◆ Set task
Transcribe the material in full. Nothing should differ except that the pictures are left out.
^^^^^^^^^^^^^^^^
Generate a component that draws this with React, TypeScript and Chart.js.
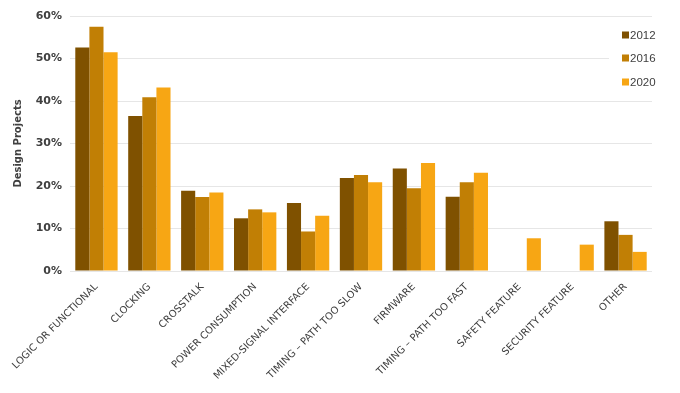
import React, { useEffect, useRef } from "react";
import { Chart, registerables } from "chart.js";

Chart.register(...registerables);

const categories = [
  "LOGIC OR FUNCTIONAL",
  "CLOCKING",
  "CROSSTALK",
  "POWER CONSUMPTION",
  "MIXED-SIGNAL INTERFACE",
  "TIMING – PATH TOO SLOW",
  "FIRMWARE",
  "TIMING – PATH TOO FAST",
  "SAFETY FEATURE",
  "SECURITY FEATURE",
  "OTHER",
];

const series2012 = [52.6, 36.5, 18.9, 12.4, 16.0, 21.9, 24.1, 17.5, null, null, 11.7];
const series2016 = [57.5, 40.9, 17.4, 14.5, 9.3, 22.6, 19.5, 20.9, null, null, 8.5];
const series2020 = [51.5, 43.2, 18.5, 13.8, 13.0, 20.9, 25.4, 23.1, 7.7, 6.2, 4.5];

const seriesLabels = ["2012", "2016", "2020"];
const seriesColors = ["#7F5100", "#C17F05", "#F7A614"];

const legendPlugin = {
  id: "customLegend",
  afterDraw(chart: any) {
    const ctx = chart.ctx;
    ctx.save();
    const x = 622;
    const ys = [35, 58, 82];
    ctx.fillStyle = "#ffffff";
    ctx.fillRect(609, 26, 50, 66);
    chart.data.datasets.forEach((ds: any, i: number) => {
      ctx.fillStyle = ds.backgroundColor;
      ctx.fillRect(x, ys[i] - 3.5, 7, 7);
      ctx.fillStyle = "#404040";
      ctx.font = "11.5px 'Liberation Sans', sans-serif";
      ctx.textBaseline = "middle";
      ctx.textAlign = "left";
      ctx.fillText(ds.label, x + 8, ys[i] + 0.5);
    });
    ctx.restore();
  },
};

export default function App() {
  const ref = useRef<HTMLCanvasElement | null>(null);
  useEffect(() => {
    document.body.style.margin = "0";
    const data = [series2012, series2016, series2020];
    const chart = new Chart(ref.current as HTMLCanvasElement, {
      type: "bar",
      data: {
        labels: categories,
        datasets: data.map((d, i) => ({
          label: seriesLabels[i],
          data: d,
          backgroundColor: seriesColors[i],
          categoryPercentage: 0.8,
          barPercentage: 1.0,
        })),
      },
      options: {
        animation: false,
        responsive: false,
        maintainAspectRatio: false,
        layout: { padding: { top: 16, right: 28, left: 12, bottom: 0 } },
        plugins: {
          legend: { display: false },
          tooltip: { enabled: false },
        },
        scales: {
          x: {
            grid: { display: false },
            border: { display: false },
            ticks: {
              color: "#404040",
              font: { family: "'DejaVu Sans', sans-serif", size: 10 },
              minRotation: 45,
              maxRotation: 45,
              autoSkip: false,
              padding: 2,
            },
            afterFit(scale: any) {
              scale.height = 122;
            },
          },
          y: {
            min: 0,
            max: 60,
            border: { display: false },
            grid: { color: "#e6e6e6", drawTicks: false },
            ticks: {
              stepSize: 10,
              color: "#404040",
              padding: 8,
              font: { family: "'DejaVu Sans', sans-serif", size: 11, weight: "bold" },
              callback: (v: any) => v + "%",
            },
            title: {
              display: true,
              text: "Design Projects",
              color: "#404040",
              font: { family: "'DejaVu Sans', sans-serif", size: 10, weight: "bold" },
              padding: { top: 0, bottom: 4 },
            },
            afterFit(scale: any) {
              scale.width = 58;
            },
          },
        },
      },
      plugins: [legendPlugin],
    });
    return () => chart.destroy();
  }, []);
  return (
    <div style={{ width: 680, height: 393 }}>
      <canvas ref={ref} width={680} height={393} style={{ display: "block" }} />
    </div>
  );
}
^^^^^^^^^^^^^^^^
◆ Task answer
Generate a component that draws this with React, TypeScript and Chart.js.
import React, { useEffect, useRef } from "react";
import { Chart, registerables } from "chart.js";

Chart.register(...registerables);

const categories = [
  "LOGIC OR FUNCTIONAL",
  "CLOCKING",
  "CROSSTALK",
  "POWER CONSUMPTION",
  "MIXED-SIGNAL INTERFACE",
  "TIMING – PATH TOO SLOW",
  "FIRMWARE",
  "TIMING – PATH TOO FAST",
  "SAFETY FEATURE",
  "SECURITY FEATURE",
  "OTHER",
];

const series2012 = [52.6, 36.5, 18.9, 12.4, 16.0, 21.9, 24.1, 17.5, null, null, 11.7];
const series2016 = [57.5, 40.9, 17.4, 14.5, 9.3, 22.6, 19.5, 20.9, null, null, 8.5];
const series2020 = [51.5, 43.2, 18.5, 13.8, 13.0, 20.9, 25.4, 23.1, 7.7, 6.2, 4.5];

const seriesLabels = ["2012", "2016", "2020"];
const seriesColors = ["#7F5100", "#C17F05", "#F7A614"];

const legendPlugin = {
  id: "customLegend",
  afterDraw(chart: any) {
    const ctx = chart.ctx;
    ctx.save();
    const x = 622;
    const ys = [35, 58, 82];
    ctx.fillStyle = "#ffffff";
    ctx.fillRect(609, 26, 50, 66);
    chart.data.datasets.forEach((ds: any, i: number) => {
      ctx.fillStyle = ds.backgroundColor;
      ctx.fillRect(x, ys[i] - 3.5, 7, 7);
      ctx.fillStyle = "#404040";
      ctx.font = "11.5px 'Liberation Sans', sans-serif";
      ctx.textBaseline = "middle";
      ctx.textAlign = "left";
      ctx.fillText(ds.label, x + 8, ys[i] + 0.5);
    });
    ctx.restore();
  },
};

export default function App() {
  const ref = useRef<HTMLCanvasElement | null>(null);
  useEffect(() => {
    document.body.style.margin = "0";
    const data = [series2012, series2016, series2020];
    const chart = new Chart(ref.current as HTMLCanvasElement, {
      type: "bar",
      data: {
        labels: categories,
        datasets: data.map((d, i) => ({
          label: seriesLabels[i],
          data: d,
          backgroundColor: seriesColors[i],
          categoryPercentage: 0.8,
          barPercentage: 1.0,
        })),
      },
      options: {
        animation: false,
        responsive: false,
        maintainAspectRatio: false,
        layout: { padding: { top: 16, right: 28, left: 12, bottom: 0 } },
        plugins: {
          legend: { display: false },
          tooltip: { enabled: false },
        },
        scales: {
          x: {
            grid: { display: false },
            border: { display: false },
            ticks: {
              color: "#404040",
              font: { family: "'DejaVu Sans', sans-serif", size: 10 },
              minRotation: 45,
              maxRotation: 45,
              autoSkip: false,
              padding: 2,
            },
            afterFit(scale: any) {
              scale.height = 122;
            },
          },
          y: {
            min: 0,
            max: 60,
            border: { display: false },
            grid: { color: "#e6e6e6", drawTicks: false },
            ticks: {
              stepSize: 10,
              color: "#404040",
              padding: 8,
              font: { family: "'DejaVu Sans', sans-serif", size: 11, weight: "bold" },
              callback: (v: any) => v + "%",
            },
            title: {
              display: true,
              text: "Design Projects",
              color: "#404040",
              font: { family: "'DejaVu Sans', sans-serif", size: 10, weight: "bold" },
              padding: { top: 0, bottom: 4 },
            },
            afterFit(scale: any) {
              scale.width = 58;
            },
          },
        },
      },
      plugins: [legendPlugin],
    });
    return () => chart.destroy();
  }, []);
  return (
    <div style={{ width: 680, height: 393 }}>
      <canvas ref={ref} width={680} height={393} style={{ display: "block" }} />
    </div>
  );
}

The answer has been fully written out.